[START OF Information provided]
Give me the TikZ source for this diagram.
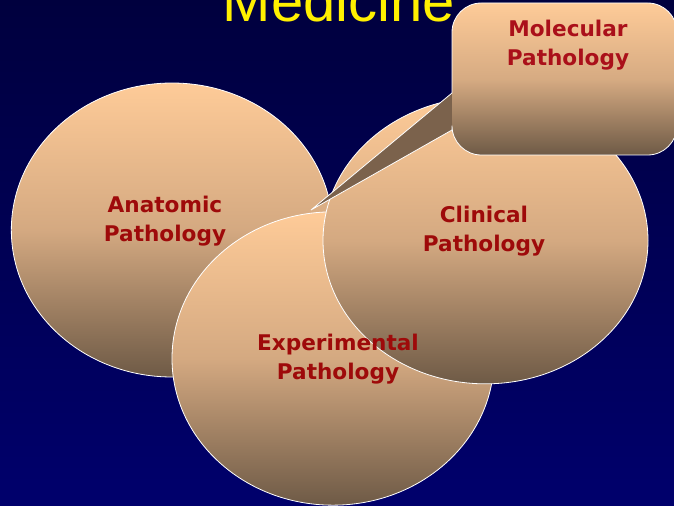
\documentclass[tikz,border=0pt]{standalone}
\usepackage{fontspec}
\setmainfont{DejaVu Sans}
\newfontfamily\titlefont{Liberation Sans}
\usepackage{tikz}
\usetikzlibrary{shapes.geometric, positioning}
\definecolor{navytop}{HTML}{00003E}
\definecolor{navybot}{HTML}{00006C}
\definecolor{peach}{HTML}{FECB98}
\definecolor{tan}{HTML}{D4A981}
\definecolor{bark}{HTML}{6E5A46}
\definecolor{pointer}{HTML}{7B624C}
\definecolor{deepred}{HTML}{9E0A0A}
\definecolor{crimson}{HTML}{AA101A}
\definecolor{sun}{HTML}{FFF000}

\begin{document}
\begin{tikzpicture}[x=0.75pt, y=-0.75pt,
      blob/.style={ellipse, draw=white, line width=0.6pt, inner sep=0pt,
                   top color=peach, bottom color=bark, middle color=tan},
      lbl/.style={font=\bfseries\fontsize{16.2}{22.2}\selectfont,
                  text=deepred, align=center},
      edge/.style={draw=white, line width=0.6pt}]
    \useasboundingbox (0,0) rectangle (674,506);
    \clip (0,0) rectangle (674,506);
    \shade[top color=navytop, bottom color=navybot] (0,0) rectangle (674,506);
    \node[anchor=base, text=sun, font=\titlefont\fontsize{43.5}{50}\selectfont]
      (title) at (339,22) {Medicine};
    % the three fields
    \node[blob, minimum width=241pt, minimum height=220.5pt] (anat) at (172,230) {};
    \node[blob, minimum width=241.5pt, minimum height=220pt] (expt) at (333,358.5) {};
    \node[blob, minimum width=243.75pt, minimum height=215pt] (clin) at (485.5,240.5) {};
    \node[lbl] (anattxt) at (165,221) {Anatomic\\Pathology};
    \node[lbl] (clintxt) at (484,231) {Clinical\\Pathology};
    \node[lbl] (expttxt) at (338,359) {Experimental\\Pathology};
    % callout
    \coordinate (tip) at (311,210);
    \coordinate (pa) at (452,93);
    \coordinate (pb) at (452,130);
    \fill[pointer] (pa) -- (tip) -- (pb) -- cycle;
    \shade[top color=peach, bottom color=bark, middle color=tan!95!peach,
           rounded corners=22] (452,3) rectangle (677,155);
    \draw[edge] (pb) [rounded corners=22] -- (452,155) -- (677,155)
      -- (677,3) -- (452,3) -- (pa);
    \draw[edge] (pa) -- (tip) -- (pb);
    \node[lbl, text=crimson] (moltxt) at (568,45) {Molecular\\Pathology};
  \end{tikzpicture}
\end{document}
[END OF Information provided]
Task prompt:
Reproduce the whole listing above word for word, but not its pictures.

Reply:
Give me the TikZ source for this diagram.
\documentclass[tikz,border=0pt]{standalone}
\usepackage{fontspec}
\setmainfont{DejaVu Sans}
\newfontfamily\titlefont{Liberation Sans}
\usepackage{tikz}
\usetikzlibrary{shapes.geometric, positioning}
\definecolor{navytop}{HTML}{00003E}
\definecolor{navybot}{HTML}{00006C}
\definecolor{peach}{HTML}{FECB98}
\definecolor{tan}{HTML}{D4A981}
\definecolor{bark}{HTML}{6E5A46}
\definecolor{pointer}{HTML}{7B624C}
\definecolor{deepred}{HTML}{9E0A0A}
\definecolor{crimson}{HTML}{AA101A}
\definecolor{sun}{HTML}{FFF000}

\begin{document}
\begin{tikzpicture}[x=0.75pt, y=-0.75pt,
      blob/.style={ellipse, draw=white, line width=0.6pt, inner sep=0pt,
                   top color=peach, bottom color=bark, middle color=tan},
      lbl/.style={font=\bfseries\fontsize{16.2}{22.2}\selectfont,
                  text=deepred, align=center},
      edge/.style={draw=white, line width=0.6pt}]
    \useasboundingbox (0,0) rectangle (674,506);
    \clip (0,0) rectangle (674,506);
    \shade[top color=navytop, bottom color=navybot] (0,0) rectangle (674,506);
    \node[anchor=base, text=sun, font=\titlefont\fontsize{43.5}{50}\selectfont]
      (title) at (339,22) {Medicine};
    % the three fields
    \node[blob, minimum width=241pt, minimum height=220.5pt] (anat) at (172,230) {};
    \node[blob, minimum width=241.5pt, minimum height=220pt] (expt) at (333,358.5) {};
    \node[blob, minimum width=243.75pt, minimum height=215pt] (clin) at (485.5,240.5) {};
    \node[lbl] (anattxt) at (165,221) {Anatomic\\Pathology};
    \node[lbl] (clintxt) at (484,231) {Clinical\\Pathology};
    \node[lbl] (expttxt) at (338,359) {Experimental\\Pathology};
    % callout
    \coordinate (tip) at (311,210);
    \coordinate (pa) at (452,93);
    \coordinate (pb) at (452,130);
    \fill[pointer] (pa) -- (tip) -- (pb) -- cycle;
    \shade[top color=peach, bottom color=bark, middle color=tan!95!peach,
           rounded corners=22] (452,3) rectangle (677,155);
    \draw[edge] (pb) [rounded corners=22] -- (452,155) -- (677,155)
      -- (677,3) -- (452,3) -- (pa);
    \draw[edge] (pa) -- (tip) -- (pb);
    \node[lbl, text=crimson] (moltxt) at (568,45) {Molecular\\Pathology};
  \end{tikzpicture}
\end{document}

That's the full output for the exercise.